> [Exercise objective]
Give back the full listing verbatim, apart from its images.

> [Recorded information]
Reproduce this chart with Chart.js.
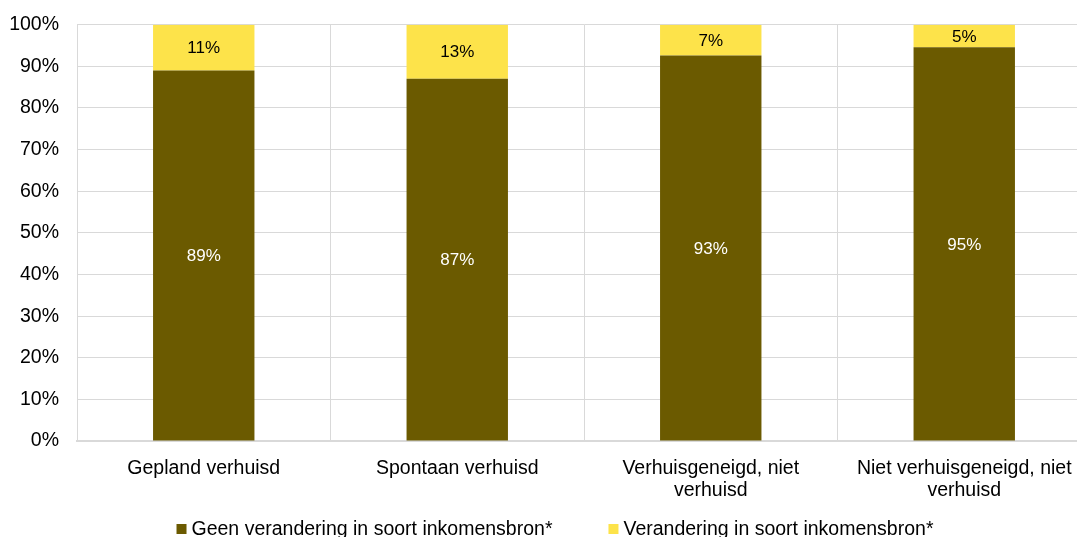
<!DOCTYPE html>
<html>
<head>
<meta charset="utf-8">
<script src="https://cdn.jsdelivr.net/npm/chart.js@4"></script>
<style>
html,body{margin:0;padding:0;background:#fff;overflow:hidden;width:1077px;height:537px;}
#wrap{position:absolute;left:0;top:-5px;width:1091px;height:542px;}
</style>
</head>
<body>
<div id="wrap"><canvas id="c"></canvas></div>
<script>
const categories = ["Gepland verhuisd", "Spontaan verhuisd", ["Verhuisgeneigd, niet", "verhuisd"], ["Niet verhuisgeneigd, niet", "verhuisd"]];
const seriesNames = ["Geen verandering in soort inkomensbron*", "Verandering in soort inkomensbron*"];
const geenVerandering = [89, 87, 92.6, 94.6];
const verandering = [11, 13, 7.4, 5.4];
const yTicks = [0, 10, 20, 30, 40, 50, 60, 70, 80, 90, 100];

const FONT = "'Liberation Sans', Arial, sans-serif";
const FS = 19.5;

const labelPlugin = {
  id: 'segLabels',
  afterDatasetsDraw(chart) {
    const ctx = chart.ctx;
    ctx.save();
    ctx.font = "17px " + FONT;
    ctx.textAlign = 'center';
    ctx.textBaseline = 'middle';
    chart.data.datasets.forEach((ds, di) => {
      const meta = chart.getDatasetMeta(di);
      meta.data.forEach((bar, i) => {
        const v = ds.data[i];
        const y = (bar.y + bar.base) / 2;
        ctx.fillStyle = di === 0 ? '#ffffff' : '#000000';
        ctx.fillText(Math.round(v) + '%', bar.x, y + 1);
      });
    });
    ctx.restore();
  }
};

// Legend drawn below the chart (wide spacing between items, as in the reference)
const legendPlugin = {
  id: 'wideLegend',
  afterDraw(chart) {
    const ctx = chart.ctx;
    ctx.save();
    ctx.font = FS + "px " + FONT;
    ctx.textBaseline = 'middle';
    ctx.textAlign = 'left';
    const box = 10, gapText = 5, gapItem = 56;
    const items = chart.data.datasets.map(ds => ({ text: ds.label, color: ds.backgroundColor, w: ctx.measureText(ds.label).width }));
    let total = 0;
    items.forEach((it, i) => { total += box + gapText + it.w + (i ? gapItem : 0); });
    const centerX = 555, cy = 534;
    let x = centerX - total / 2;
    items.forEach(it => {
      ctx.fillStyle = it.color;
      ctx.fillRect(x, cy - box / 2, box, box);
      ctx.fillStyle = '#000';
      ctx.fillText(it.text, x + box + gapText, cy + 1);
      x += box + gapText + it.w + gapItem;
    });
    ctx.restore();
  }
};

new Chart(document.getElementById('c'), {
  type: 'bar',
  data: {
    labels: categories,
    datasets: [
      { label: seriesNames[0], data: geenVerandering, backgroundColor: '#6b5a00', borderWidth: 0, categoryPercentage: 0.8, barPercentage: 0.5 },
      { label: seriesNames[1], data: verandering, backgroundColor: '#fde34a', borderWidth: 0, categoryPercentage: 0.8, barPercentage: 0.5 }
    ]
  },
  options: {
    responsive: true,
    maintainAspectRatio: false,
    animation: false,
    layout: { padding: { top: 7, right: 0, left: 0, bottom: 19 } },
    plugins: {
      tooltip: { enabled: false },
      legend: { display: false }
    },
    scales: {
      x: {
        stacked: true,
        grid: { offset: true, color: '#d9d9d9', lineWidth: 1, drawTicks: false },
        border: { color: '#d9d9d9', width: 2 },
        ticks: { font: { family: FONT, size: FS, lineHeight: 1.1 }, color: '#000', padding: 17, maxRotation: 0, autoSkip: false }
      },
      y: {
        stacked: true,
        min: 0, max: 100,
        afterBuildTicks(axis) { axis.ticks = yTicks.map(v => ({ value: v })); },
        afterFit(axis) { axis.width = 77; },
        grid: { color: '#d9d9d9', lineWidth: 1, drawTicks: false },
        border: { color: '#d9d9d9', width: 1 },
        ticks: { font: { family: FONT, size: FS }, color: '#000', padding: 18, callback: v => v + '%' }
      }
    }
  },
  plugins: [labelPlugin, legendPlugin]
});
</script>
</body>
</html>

> [Result for this task]
Reproduce this chart with Chart.js.
<!DOCTYPE html>
<html>
<head>
<meta charset="utf-8">
<script src="https://cdn.jsdelivr.net/npm/chart.js@4"></script>
<style>
html,body{margin:0;padding:0;background:#fff;overflow:hidden;width:1077px;height:537px;}
#wrap{position:absolute;left:0;top:-5px;width:1091px;height:542px;}
</style>
</head>
<body>
<div id="wrap"><canvas id="c"></canvas></div>
<script>
const categories = ["Gepland verhuisd", "Spontaan verhuisd", ["Verhuisgeneigd, niet", "verhuisd"], ["Niet verhuisgeneigd, niet", "verhuisd"]];
const seriesNames = ["Geen verandering in soort inkomensbron*", "Verandering in soort inkomensbron*"];
const geenVerandering = [89, 87, 92.6, 94.6];
const verandering = [11, 13, 7.4, 5.4];
const yTicks = [0, 10, 20, 30, 40, 50, 60, 70, 80, 90, 100];

const FONT = "'Liberation Sans', Arial, sans-serif";
const FS = 19.5;

const labelPlugin = {
  id: 'segLabels',
  afterDatasetsDraw(chart) {
    const ctx = chart.ctx;
    ctx.save();
    ctx.font = "17px " + FONT;
    ctx.textAlign = 'center';
    ctx.textBaseline = 'middle';
    chart.data.datasets.forEach((ds, di) => {
      const meta = chart.getDatasetMeta(di);
      meta.data.forEach((bar, i) => {
        const v = ds.data[i];
        const y = (bar.y + bar.base) / 2;
        ctx.fillStyle = di === 0 ? '#ffffff' : '#000000';
        ctx.fillText(Math.round(v) + '%', bar.x, y + 1);
      });
    });
    ctx.restore();
  }
};

// Legend drawn below the chart (wide spacing between items, as in the reference)
const legendPlugin = {
  id: 'wideLegend',
  afterDraw(chart) {
    const ctx = chart.ctx;
    ctx.save();
    ctx.font = FS + "px " + FONT;
    ctx.textBaseline = 'middle';
    ctx.textAlign = 'left';
    const box = 10, gapText = 5, gapItem = 56;
    const items = chart.data.datasets.map(ds => ({ text: ds.label, color: ds.backgroundColor, w: ctx.measureText(ds.label).width }));
    let total = 0;
    items.forEach((it, i) => { total += box + gapText + it.w + (i ? gapItem : 0); });
    const centerX = 555, cy = 534;
    let x = centerX - total / 2;
    items.forEach(it => {
      ctx.fillStyle = it.color;
      ctx.fillRect(x, cy - box / 2, box, box);
      ctx.fillStyle = '#000';
      ctx.fillText(it.text, x + box + gapText, cy + 1);
      x += box + gapText + it.w + gapItem;
    });
    ctx.restore();
  }
};

new Chart(document.getElementById('c'), {
  type: 'bar',
  data: {
    labels: categories,
    datasets: [
      { label: seriesNames[0], data: geenVerandering, backgroundColor: '#6b5a00', borderWidth: 0, categoryPercentage: 0.8, barPercentage: 0.5 },
      { label: seriesNames[1], data: verandering, backgroundColor: '#fde34a', borderWidth: 0, categoryPercentage: 0.8, barPercentage: 0.5 }
    ]
  },
  options: {
    responsive: true,
    maintainAspectRatio: false,
    animation: false,
    layout: { padding: { top: 7, right: 0, left: 0, bottom: 19 } },
    plugins: {
      tooltip: { enabled: false },
      legend: { display: false }
    },
    scales: {
      x: {
        stacked: true,
        grid: { offset: true, color: '#d9d9d9', lineWidth: 1, drawTicks: false },
        border: { color: '#d9d9d9', width: 2 },
        ticks: { font: { family: FONT, size: FS, lineHeight: 1.1 }, color: '#000', padding: 17, maxRotation: 0, autoSkip: false }
      },
      y: {
        stacked: true,
        min: 0, max: 100,
        afterBuildTicks(axis) { axis.ticks = yTicks.map(v => ({ value: v })); },
        afterFit(axis) { axis.width = 77; },
        grid: { color: '#d9d9d9', lineWidth: 1, drawTicks: false },
        border: { color: '#d9d9d9', width: 1 },
        ticks: { font: { family: FONT, size: FS }, color: '#000', padding: 18, callback: v => v + '%' }
      }
    }
  },
  plugins: [labelPlugin, legendPlugin]
});
</script>
</body>
</html>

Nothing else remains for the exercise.